# delivering a baby in australia on PR status



## manisha (Oct 6, 2009)

hi i am 18 weeks pregnant having a PR valid upto 2012, want to deliver my baby in australia.....can anyone guide me about the hospital expenses etc . will my delivery costs be covered under MEDICARE??


----------



## ellisa (Jul 3, 2008)

manisha said:


> hi i am 18 weeks pregnant having a PR valid upto 2012, want to deliver my baby in australia.....can anyone guide me about the hospital expenses etc . will my delivery costs be covered under MEDICARE??


Hi Manisha

I am a midwife in Brisbane, do you have permenant residency, because you state only until 2012. I thought if you have it then its not for a set period of time? Anyway if you have medicare it will cover the costs, but you will be seen under the public healthcare system in maternity and as far as i know it will not cost you anything. You will still get the same expert care only without the private room, choice of Dr etc. Hope this helps ellisa


----------



## manisha (Oct 6, 2009)

hi ellisa

thanks a lot for yr prompt reply. ya we have PR valid upto jan 2012 as they give you initially for 5 yrs. we are planning to move there in sept preferably to brisbane. can you pls advise me some good hospitals in brisbane that are preferably close to furnished apartments and shopping mall.

thanks once again.[



Hi Manisha

I am a midwife in Brisbane, do you have permenant residency, because you state only until 2012. I thought if you have it then its not for a set period of time? Anyway if you have medicare it will cover the costs, but you will be seen under the public healthcare system in maternity and as far as i know it will not cost you anything.
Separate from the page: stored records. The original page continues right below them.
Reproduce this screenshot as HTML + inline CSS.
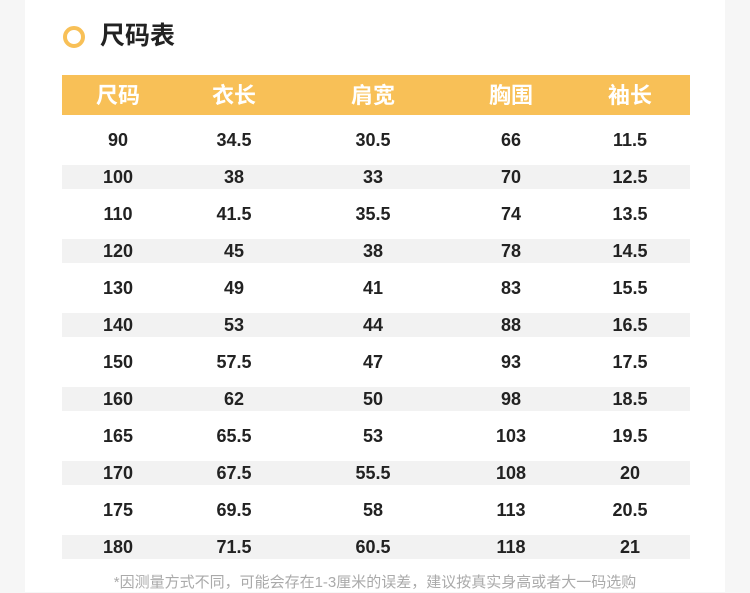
<!DOCTYPE html>
<html><head><meta charset="utf-8"><style>
body{margin:0;width:750px;height:592px;background:#f6f6f6;overflow:hidden;font-family:"Liberation Sans","Noto Sans CJK SC",sans-serif;}
.panel{position:absolute;left:25px;top:0;width:700px;height:592px;background:#fff;}
.circ{position:absolute;left:63px;top:26px;width:14px;height:14px;border:4px solid #f8c057;border-radius:50%;}
.title{position:absolute;left:100px;top:20px;font-size:25px;color:#222;line-height:32px;font-weight:bold;}
.hdr{position:absolute;left:62px;top:75px;width:628px;height:40px;background:#f8c057;}
.c{position:absolute;transform:translateX(-50%);white-space:nowrap;}
.h{color:#fff;font-size:22px;top:83px;line-height:26px;font-weight:bold;}
.stripe{position:absolute;left:62px;width:628px;height:24px;background:#f2f2f2;}
.v{font-size:18px;color:#222;line-height:20px;font-weight:bold;}
.foot{position:absolute;left:0;width:750px;text-align:center;top:573px;font-size:15px;color:#aaa;line-height:20px;}
</style></head><body>
<div class="panel"></div>
<div class="circ"></div>
<div class="title">尺码表</div>
<div class="hdr"></div>
<div class="c h" style="left:118px">尺码</div>
<div class="c h" style="left:234px">衣长</div>
<div class="c h" style="left:373px">肩宽</div>
<div class="c h" style="left:511px">胸围</div>
<div class="c h" style="left:630px">袖长</div>
<div id="rows"></div>
<div class="foot">*因测量方式不同，可能会存在1-3厘米的误差，建议按真实身高或者大一码选购</div>
<script>
var d=[["90","34.5","30.5","66","11.5"],["100","38","33","70","12.5"],["110","41.5","35.5","74","13.5"],["120","45","38","78","14.5"],["130","49","41","83","15.5"],["140","53","44","88","16.5"],["150","57.5","47","93","17.5"],["160","62","50","98","18.5"],["165","65.5","53","103","19.5"],["170","67.5","55.5","108","20"],["175","69.5","58","113","20.5"],["180","71.5","60.5","118","21"]];
var xs=[118,234,373,511,630],h="";
d.forEach(function(r,i){var cy=140+37*i;if(i%2)h+='<div class="stripe" style="top:'+(cy-12)+'px"></div>';
r.forEach(function(t,j){h+='<div class="c v" style="left:'+xs[j]+'px;top:'+(cy-10)+'px">'+t+'</div>';});});
document.getElementById("rows").innerHTML=h;
</script>
</body></html>
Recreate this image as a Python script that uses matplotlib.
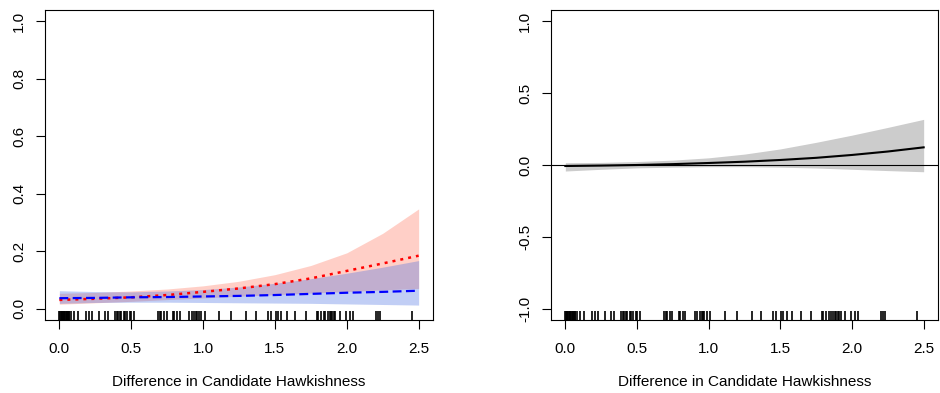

You will still get the same expert care only without the private room, choice of Dr etc. Hope this helps ellisa[/QUOTE]


----------



## kaz101 (Nov 29, 2007)

Hi Ellisa

PR is permanent but you are only allowed to travel on a PR visa for 5 years - after that you need to apply for citizenship or return resident visa to leave and return to Australia. 

Regards,
Karen


----------